North Carolina judicial elections are non-partisan. Primary elections were held on May 6, 2008 for seats with more than two candidates running. The top two vote-getters in the primary, regardless of party affiliation,  advanced to the general election.

Despite the non-partisan nature of the elections, candidates' party affiliations were well-known. As a result of the elections, the Republicans maintained their 4-3 majority on the state Supreme Court. Democrats maintained their majority on the Court of Appeals. Only one Republican (Robert N. Hunter, Jr.) defeated a Democrat in a Court of Appeals race.

Supreme Court (Edmunds seat)
Incumbent Robert H. Edmunds, Jr. ran for re-election  and was opposed by  Professor Suzanne Reynolds of Wake Forest University Law School.  Edmunds defeated Reynolds in the closest statewide judicial race of 2008.

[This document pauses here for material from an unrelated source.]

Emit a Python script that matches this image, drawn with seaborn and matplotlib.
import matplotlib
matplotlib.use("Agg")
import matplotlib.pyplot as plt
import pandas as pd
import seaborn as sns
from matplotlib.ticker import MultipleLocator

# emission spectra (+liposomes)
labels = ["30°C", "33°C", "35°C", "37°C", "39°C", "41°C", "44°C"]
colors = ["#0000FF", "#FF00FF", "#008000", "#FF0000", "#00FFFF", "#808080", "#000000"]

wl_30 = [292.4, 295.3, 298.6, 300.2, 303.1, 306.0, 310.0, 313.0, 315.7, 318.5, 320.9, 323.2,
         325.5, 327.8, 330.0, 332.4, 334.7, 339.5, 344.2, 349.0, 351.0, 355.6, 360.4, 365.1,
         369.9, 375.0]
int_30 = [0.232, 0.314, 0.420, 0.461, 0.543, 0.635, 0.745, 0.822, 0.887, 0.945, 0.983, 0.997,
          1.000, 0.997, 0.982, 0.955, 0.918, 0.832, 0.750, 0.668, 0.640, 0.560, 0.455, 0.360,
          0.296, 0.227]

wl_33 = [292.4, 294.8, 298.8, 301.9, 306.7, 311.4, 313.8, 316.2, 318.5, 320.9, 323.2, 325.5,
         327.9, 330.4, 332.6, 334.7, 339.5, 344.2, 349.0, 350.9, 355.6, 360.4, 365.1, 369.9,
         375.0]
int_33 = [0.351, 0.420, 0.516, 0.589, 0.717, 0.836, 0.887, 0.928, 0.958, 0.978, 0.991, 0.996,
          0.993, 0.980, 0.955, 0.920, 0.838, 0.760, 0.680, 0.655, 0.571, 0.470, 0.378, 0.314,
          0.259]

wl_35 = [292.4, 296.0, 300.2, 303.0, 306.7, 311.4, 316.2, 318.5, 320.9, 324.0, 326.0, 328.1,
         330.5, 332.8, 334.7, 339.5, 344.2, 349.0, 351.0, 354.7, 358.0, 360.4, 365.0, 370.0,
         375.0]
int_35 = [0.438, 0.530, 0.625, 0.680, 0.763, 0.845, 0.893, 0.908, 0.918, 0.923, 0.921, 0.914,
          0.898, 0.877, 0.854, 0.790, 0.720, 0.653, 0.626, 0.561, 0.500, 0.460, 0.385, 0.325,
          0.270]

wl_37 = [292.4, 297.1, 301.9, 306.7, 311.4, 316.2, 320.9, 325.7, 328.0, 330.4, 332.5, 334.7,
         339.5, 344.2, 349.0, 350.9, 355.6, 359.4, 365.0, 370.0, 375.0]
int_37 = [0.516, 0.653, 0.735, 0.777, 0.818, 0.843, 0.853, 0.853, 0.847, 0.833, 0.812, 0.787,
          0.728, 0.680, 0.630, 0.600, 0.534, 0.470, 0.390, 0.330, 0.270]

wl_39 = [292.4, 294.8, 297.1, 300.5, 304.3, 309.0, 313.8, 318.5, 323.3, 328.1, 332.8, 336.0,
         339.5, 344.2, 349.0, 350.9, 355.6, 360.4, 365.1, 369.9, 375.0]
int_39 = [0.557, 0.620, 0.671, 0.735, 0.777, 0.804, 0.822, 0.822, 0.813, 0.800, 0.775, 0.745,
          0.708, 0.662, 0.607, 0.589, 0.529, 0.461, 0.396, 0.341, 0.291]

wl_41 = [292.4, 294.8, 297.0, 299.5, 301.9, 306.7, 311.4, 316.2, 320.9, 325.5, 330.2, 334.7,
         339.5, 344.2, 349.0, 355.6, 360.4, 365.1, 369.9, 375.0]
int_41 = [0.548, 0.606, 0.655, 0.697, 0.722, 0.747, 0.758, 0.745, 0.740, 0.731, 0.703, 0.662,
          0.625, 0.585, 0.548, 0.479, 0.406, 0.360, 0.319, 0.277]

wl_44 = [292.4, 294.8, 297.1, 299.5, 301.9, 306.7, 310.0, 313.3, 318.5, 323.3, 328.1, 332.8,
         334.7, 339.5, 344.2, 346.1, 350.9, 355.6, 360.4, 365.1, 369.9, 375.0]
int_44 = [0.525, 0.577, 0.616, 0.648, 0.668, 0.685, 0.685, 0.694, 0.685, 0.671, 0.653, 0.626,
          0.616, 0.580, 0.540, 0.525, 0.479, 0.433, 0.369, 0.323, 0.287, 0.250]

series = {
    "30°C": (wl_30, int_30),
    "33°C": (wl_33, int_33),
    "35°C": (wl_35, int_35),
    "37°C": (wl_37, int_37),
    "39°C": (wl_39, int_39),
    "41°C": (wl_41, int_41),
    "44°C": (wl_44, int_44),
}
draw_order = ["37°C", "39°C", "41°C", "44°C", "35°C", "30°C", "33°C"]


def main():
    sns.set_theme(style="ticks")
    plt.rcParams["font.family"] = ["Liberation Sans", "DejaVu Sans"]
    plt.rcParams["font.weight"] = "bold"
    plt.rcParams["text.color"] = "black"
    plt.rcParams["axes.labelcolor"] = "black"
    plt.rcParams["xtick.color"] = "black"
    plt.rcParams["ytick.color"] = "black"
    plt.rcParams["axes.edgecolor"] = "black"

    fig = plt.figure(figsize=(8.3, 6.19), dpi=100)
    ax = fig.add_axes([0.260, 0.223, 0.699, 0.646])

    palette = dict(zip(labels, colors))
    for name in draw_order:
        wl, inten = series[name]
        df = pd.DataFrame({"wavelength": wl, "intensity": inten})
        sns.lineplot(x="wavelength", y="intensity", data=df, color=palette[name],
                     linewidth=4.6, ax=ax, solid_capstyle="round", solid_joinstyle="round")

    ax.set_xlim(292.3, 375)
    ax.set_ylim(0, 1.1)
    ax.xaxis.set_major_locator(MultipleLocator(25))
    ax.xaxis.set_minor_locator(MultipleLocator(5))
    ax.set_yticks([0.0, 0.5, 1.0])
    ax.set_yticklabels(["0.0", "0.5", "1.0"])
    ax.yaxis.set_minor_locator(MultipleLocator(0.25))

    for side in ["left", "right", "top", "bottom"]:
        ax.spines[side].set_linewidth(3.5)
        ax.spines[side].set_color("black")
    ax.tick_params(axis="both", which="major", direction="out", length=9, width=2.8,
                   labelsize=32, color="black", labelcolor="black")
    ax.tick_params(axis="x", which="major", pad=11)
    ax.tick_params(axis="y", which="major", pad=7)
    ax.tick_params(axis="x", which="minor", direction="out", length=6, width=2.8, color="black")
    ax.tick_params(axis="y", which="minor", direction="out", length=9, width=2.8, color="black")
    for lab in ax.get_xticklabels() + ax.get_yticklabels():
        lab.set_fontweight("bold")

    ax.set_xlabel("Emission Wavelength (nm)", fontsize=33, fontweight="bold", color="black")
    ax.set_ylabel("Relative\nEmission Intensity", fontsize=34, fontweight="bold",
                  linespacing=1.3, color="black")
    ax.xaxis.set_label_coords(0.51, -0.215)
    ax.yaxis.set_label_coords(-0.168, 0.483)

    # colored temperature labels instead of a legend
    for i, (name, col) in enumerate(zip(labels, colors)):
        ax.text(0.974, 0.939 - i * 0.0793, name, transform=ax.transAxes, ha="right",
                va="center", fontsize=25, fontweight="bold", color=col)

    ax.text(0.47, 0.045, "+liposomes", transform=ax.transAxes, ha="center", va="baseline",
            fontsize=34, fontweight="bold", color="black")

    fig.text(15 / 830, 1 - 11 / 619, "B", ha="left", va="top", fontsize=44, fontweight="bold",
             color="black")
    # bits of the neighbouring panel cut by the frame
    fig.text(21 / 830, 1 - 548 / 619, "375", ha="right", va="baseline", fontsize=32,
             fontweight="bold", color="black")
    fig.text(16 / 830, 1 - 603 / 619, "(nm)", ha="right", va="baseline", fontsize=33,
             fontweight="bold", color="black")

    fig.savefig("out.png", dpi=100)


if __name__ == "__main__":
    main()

Court of Appeals (Arrowood seat)
Incumbent John S. Arrowood, appointed in 2007, was opposed by former state Board of Elections chairman Robert N. Hunter, Jr.

Court of Appeals (Stephens seat)
Incumbent Linda Stephens ran for election, having been appointed in 2007. She was opposed by attorney Dan Barrett.

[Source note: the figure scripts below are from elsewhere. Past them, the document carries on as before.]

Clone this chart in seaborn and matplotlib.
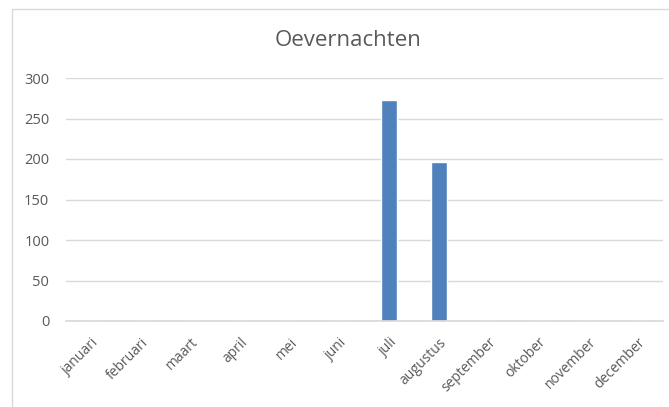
import matplotlib
matplotlib.use("Agg")
import matplotlib.pyplot as plt
import seaborn as sns
import pandas as pd
from matplotlib.patches import Rectangle

months = ["januari", "februari", "maart", "april", "mei", "juni", "juli",
          "augustus", "september", "oktober", "november", "december"]
values = [0, 0, 0, 0, 0, 0, 273, 196, 0, 0, 0, 0]
title = "Oevernachten"
yticks = [0, 50, 100, 150, 200, 250, 300]

sns.set_theme(style="white")
plt.rcParams['font.family'] = ['Open Sans', 'DejaVu Sans']

df = pd.DataFrame({"maand": months, "waarde": values})

W, H = 669, 407
fig = plt.figure(figsize=(W / 100, H / 100), dpi=100)
ax = fig.add_axes([66 / W, 1 - 321 / H, (663 - 66) / W, (321 - 78) / H])

sns.barplot(data=df, x="maand", y="waarde", color="#4F81BD", width=0.32,
            ax=ax, saturation=1)

ax.set_ylim(0, 300)
ax.set_yticks(yticks)
ax.set_xlim(-0.5, 11.5)
ax.yaxis.grid(True, color="#D9D9D9", linewidth=1)
ax.set_axisbelow(True)
for s in ["top", "right", "left"]:
    ax.spines[s].set_visible(False)
ax.spines["bottom"].set_color("#D9D9D9")
ax.set_xlabel("")
ax.set_ylabel("")
ax.tick_params(axis="y", length=0, pad=12, labelsize=10.5, labelcolor="#595959")
ax.tick_params(axis="x", length=0, pad=10, labelsize=10, labelcolor="#595959")
for lab in ax.get_xticklabels():
    lab.set_rotation(45)
    lab.set_ha("right")
    lab.set_rotation_mode("anchor")

fig.text(348 / W, 1 - 41 / H, title, ha="center", va="center",
         fontsize=16, color="#595959")

fig.patches.append(Rectangle((12 / W, -0.1), 1.0, 1 - 9 / H + 0.1,
                             transform=fig.transFigure, fill=False,
                             edgecolor="#D9D9D9", linewidth=1))

fig.savefig("out.png", dpi=100)
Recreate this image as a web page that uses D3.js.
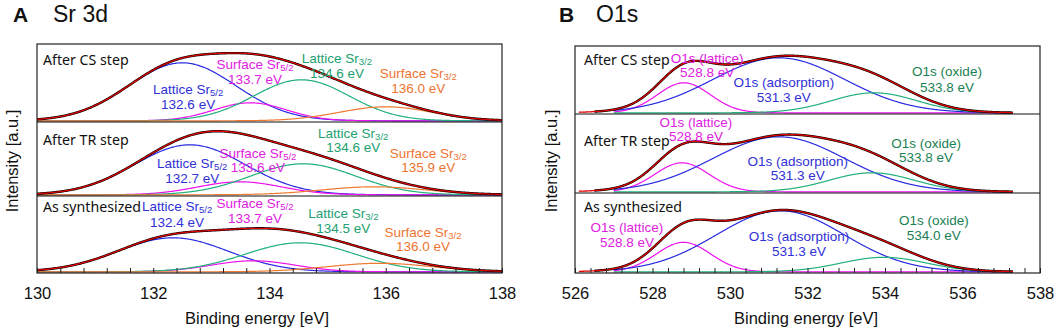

Court of Appeals (Tyson seat)
Incumbent John M. Tyson
was opposed by state District Court Judge Kristin Ruth, former Wake County Clerk of Court Janet Pueschel, and state Utilities Commissioner Sam J. Ervin, IV.

In the May 6 primary, Ervin led the field with 37 percent of the vote, followed by Ruth (26 percent), Tyson (22 percent), and Pueschel (16 percent). Ervin and Ruth advanced to the November general election.

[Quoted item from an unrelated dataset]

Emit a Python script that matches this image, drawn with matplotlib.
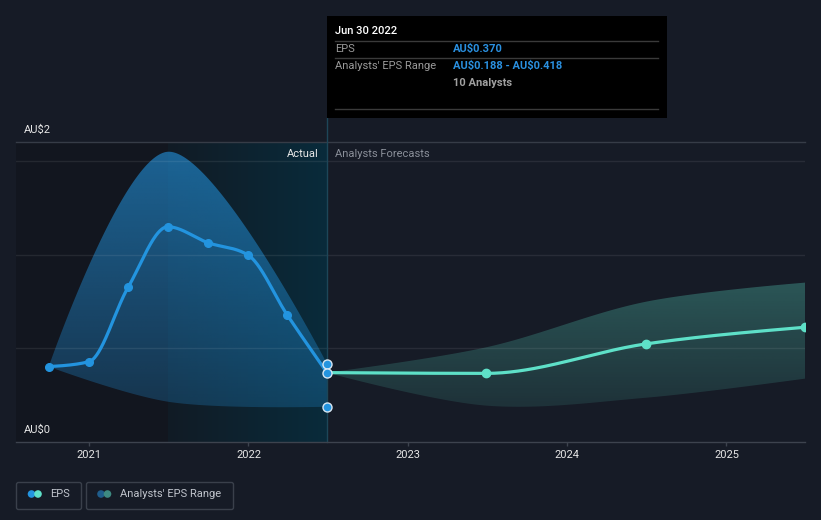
import numpy as np
import pandas as pd
import matplotlib
matplotlib.use("Agg")
import matplotlib.pyplot as plt
import matplotlib.dates as mdates
from matplotlib.patches import Polygon, Rectangle, FancyBboxPatch, Circle
from matplotlib.lines import Line2D
from matplotlib.transforms import IdentityTransform
from matplotlib.colors import to_rgb

plt.rcParams['font.family'] = ['Roboto', 'DejaVu Sans']

# ---------------- data ----------------
actual_dates = ['2020-09-30', '2020-12-31', '2021-03-31', '2021-06-30',
                '2021-09-30', '2021-12-31', '2022-03-31', '2022-06-30']
actual_eps = [0.402, 0.428, 0.825, 1.148, 1.063, 0.997, 0.677, 0.370]

past_range_dates = ['2020-09-30', '2021-06-30', '2022-06-30']
past_range_high = [0.402, 1.548, 0.418]
past_range_low = [0.402, 0.215, 0.188]

forecast_dates = ['2022-06-30', '2023-06-30', '2024-06-30', '2025-06-30']
forecast_eps = [0.370, 0.366, 0.523, 0.612]
forecast_high = [0.370, 0.505, 0.748, 0.850]
forecast_low = [0.370, 0.194, 0.236, 0.338]

year_ticks = [2021, 2022, 2023, 2024, 2025]
y_labels = ['AU$0', 'AU$2']
grid_values = [0.5, 1.0, 1.5]
y_max = 1.6

tooltip_date = 'Jun 30 2022'
tooltip_analysts = 10
x_start = '2020-07-17'
shade_start = '2021-06-30'
now_date = '2022-06-30'

# ---------------- figure ----------------
W, H = 821, 520
BG = '#161b26'
fig = plt.figure(figsize=(W / 100, H / 100), dpi=100)
fig.patch.set_facecolor(BG)
L, R, T, B = 16, 805, 142, 442
ax = fig.add_axes([L / W, 1 - B / H, (R - L) / W, (B - T) / H])
ax.set_facecolor(BG)

dn = lambda d: mdates.date2num(pd.Timestamp(d))
ax_x = np.array([dn(d) for d in actual_dates])
pr_x = np.array([dn(d) for d in past_range_dates])
fc_x = np.array([dn(d) for d in forecast_dates])
x0, x1 = dn(x_start), fc_x[-1]
xs_shade, x_now = dn(shade_start), dn(now_date)

PXX = (R - L) / (x1 - x0)
PXY = (B - T) / y_max

# ---------------- curve helpers ----------------
def monotone(xs, ys, n=60):
    xs = np.asarray(xs, float); ys = np.asarray(ys, float)
    h = np.diff(xs); s = np.diff(ys) / h
    k = len(xs)
    m = np.zeros(k)
    for i in range(1, k - 1):
        s0, s1 = s[i - 1], s[i]
        p = (s0 * h[i] + s1 * h[i - 1]) / (h[i - 1] + h[i])
        m[i] = (np.sign(s0) + np.sign(s1)) * min(abs(s0), abs(s1), 0.5 * abs(p))
    m[0] = (3 * s[0] - m[1]) / 2
    m[-1] = (3 * s[-1] - m[-2]) / 2
    X, Y = [], []
    for i in range(k - 1):
        t = np.linspace(0, 1, n, endpoint=(i == k - 2))
        h00 = 2 * t**3 - 3 * t**2 + 1
        h10 = t**3 - 2 * t**2 + t
        h01 = -2 * t**3 + 3 * t**2
        h11 = t**3 - t**2
        X.append(xs[i] + t * h[i])
        Y.append(h00 * ys[i] + h10 * h[i] * m[i] + h01 * ys[i + 1] + h11 * h[i] * m[i + 1])
    return np.concatenate(X), np.concatenate(Y)


def catmull(xs, ys, n=80, alpha=0.5):
    # centripetal Catmull-Rom evaluated in pixel space (like d3.curveCatmullRom)
    P = np.column_stack([(np.asarray(xs, float) - x0) * PXX, np.asarray(ys, float) * PXY])
    k = len(P)
    out = []
    for i in range(k - 1):
        p0 = P[i - 1] if i > 0 else P[i]
        p1, p2 = P[i], P[i + 1]
        p3 = P[i + 2] if i + 2 < k else P[i + 1]
        l01 = np.linalg.norm(p1 - p0); l12 = np.linalg.norm(p2 - p1); l23 = np.linalg.norm(p3 - p2)
        l01a, l12a, l23a = l01**alpha, l12**alpha, l23**alpha
        l01_2a, l12_2a, l23_2a = l01**(2 * alpha), l12**(2 * alpha), l23**(2 * alpha)
        c1 = p1.copy(); c2 = p2.copy()
        if l01a > 1e-9:
            a = 2 * l01_2a + 3 * l01a * l12a + l12_2a
            nn = 3 * l01a * (l01a + l12a)
            c1 = (p1 * a - p0 * l12_2a + p2 * l01_2a) / nn
        if l23a > 1e-9:
            b = 2 * l23_2a + 3 * l23a * l12a + l12_2a
            mm = 3 * l23a * (l23a + l12a)
            c2 = (p2 * b + p1 * l23_2a - p3 * l12_2a) / mm
        t = np.linspace(0, 1, n, endpoint=(i == k - 2))[:, None]
        seg = (1 - t)**3 * p1 + 3 * (1 - t)**2 * t * c1 + 3 * (1 - t) * t**2 * c2 + t**3 * p2
        out.append(seg)
    out = np.vstack(out)
    return out[:, 0] / PXX + x0, out[:, 1] / PXY

# ---------------- background regions ----------------
ax.axvspan(x0, xs_shade, color='#12161f', lw=0, zorder=0.5)
c_l, c_r = np.array(to_rgb('#111b25')), np.array(to_rgb('#092b3b'))
grad = np.linspace(0, 1, 512)[None, :, None]
img = c_l[None, None, :] * (1 - grad) + c_r[None, None, :] * grad
ax.imshow(img, extent=[xs_shade, x_now, 0, y_max], origin='lower', aspect='auto',
          zorder=0.6, interpolation='bilinear')


def grad_band(xs, lo, hi, color, a0, a1, z):
    xx, yh = catmull(xs, hi)
    xl, yl = catmull(xs, lo)
    verts = np.vstack([np.column_stack([xx, yh]), np.column_stack([xl[::-1], yl[::-1]])])
    poly = Polygon(verts, closed=True, facecolor='none', edgecolor='none')
    ax.add_patch(poly)
    rgb = to_rgb(color)
    n = 256
    im_ = np.zeros((n, 1, 4))
    im_[..., :3] = rgb
    im_[:, 0, 3] = np.linspace(a0, a1, n)
    im = ax.imshow(im_, extent=[xs[0], xs[-1], 0, y_max], origin='lower', aspect='auto',
                   zorder=z, interpolation='bilinear')
    im.set_clip_path(poly)

grad_band(pr_x, past_range_low, past_range_high, '#2394df', 0.20, 0.62, 2)
grad_band(fc_x, forecast_low, forecast_high, '#5ce0c8', 0.065, 0.51, 2)

# grid
for v in grid_values:
    ax.axhline(v, color='white', alpha=0.08, lw=1, zorder=3)
ax.axhline(y_max, color='#363c47', lw=1, zorder=3, clip_on=False)

# now line
ax.axvline(x_now, ymin=0, ymax=1 + (T - 118) / (B - T), color='#1d4658', lw=1,
           clip_on=False, zorder=4)

# lines
xx, yy = monotone(ax_x, actual_eps)
ax.plot(xx, yy, color='#2394df', lw=2.3, zorder=5, solid_capstyle='round')
ax.plot(ax_x[:-1], actual_eps[:-1], 'o', ms=5.5, color='#2394df', zorder=6)
xx, yy = monotone(fc_x, forecast_eps)
ax.plot(xx, yy, color='#5ee0c8', lw=2.3, zorder=5, solid_capstyle='round')
ax.plot(fc_x[1:], forecast_eps[1:], 'o', ms=6, color='#5ee0c8', zorder=6)
ax.plot([x_now] * 3, [past_range_high[-1], actual_eps[-1], past_range_low[-1]], 'o', ms=6.5,
        mfc='#2394df', mec='#d6e6f2', mew=1.0, zorder=7, clip_on=False)

ax.set_xlim(x0, x1)
ax.set_ylim(0, y_max)
for s in ['top', 'right', 'left']:
    ax.spines[s].set_visible(False)
ax.spines['bottom'].set_color('#3d434e')
ax.spines['bottom'].set_linewidth(1)
ax.spines['bottom'].set_zorder(8)
ax.set_yticks([])
ax.set_xticks([dn(f'{y}-01-01') for y in year_ticks])
ax.tick_params(axis='x', length=3, width=1, color='#3d434e', labelbottom=False)
for y in year_ticks:
    ax.text(dn(f'{y}-01-01'), -(455 - B) / (B - T), str(y), transform=ax.get_xaxis_transform(),
            ha='center', va='center', color='#e6e6e6', fontsize=8)

# ---------------- pixel-space overlay ----------------
ID = IdentityTransform()
def ftext(x, y, s, **kw):
    fig.text(x, H - y, s, transform=ID, parse_math=False, **kw)

ftext(24, 130, y_labels[1], ha='left', va='center', color='#e6e6e6', fontsize=8)
ftext(24, 430, y_labels[0], ha='left', va='center', color='#e6e6e6', fontsize=8)
ftext(319, 154, 'Actual', ha='right', va='center', color='#e8e8e8', fontsize=8)
ftext(335, 154, 'Analysts Forecasts', ha='left', va='center', color='#8a8f99', fontsize=8)

# tooltip
fig.add_artist(Rectangle((326.5, H - 118), 340, 102, transform=ID, facecolor='#000000',
                         edgecolor='none', zorder=10))
for yy_ in [41, 58.3, 109]:
    fig.add_artist(Line2D([335, 658], [H - yy_, H - yy_], transform=ID, color='#3a3a3a',
                          lw=1, zorder=11))
ftext(335, 31.5, tooltip_date, ha='left', va='center', color='#ffffff', fontsize=8,
      fontweight='medium', zorder=12)
ftext(335, 49.3, 'EPS', ha='left', va='center', color='#9a9a9a', fontsize=8, zorder=12)
ftext(453, 49.3, f'AU${actual_eps[-1]:.3f}', ha='left', va='center', color='#2a90e0',
      fontsize=8, fontweight='bold', zorder=12)
ftext(335, 66, "Analysts' EPS Range", ha='left', va='center', color='#9a9a9a', fontsize=8,
      zorder=12)
ftext(453, 66, f'AU${past_range_low[-1]:.3f} - AU${past_range_high[-1]:.3f}', ha='left',
      va='center', color='#2a90e0', fontsize=8, fontweight='bold', zorder=12)
ftext(453, 82.7, f'{tooltip_analysts} Analysts', ha='left', va='center', color='#a0a0a0',
      fontsize=8, fontweight='bold', zorder=12)

# legend
for (bx0, bx1) in [(16.5, 81.5), (86.5, 233.5)]:
    fig.add_artist(FancyBboxPatch((bx0, H - 509.5), bx1 - bx0, 27, transform=ID,
                                  boxstyle='round,pad=0,rounding_size=2', facecolor='none',
                                  edgecolor='#3a404b', lw=1, zorder=10))
for cx, col in [(31.5, '#2394df'), (38, '#5ee0c8'), (101, '#1f5d8c'), (107.5, '#3e8a82')]:
    fig.add_artist(Circle((cx, H - 494), 3.8, transform=ID, facecolor=col, edgecolor='none',
                          zorder=11))
ftext(50, 494, 'EPS', ha='left', va='center', color='#c0c4cc', fontsize=8, zorder=12)
ftext(120, 494, "Analysts' EPS Range", ha='left', va='center', color='#c0c4cc', fontsize=8,
      zorder=12)

fig.savefig('out.png', dpi=100, facecolor=BG)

Court of Appeals (McCullough seat)
Incumbent Douglas McCullough was opposed by state District Court Judge Cheri Beasley.

Court of Appeals (Martin seat)
Incumbent John C. Martin, the court's Chief Judge, ran for re-election unopposed.

Court of Appeals (Wynn seat)
Incumbent James A. Wynn was opposed by attorneys Dean R. Poirier and Jewel Ann Farlow in the May 6 primary.

Wynn and Farlow advanced to the November general election. Wynn won approximately 48 percent of the vote in the primary, followed by Farlow (37 percent) and Poirier (15 percent).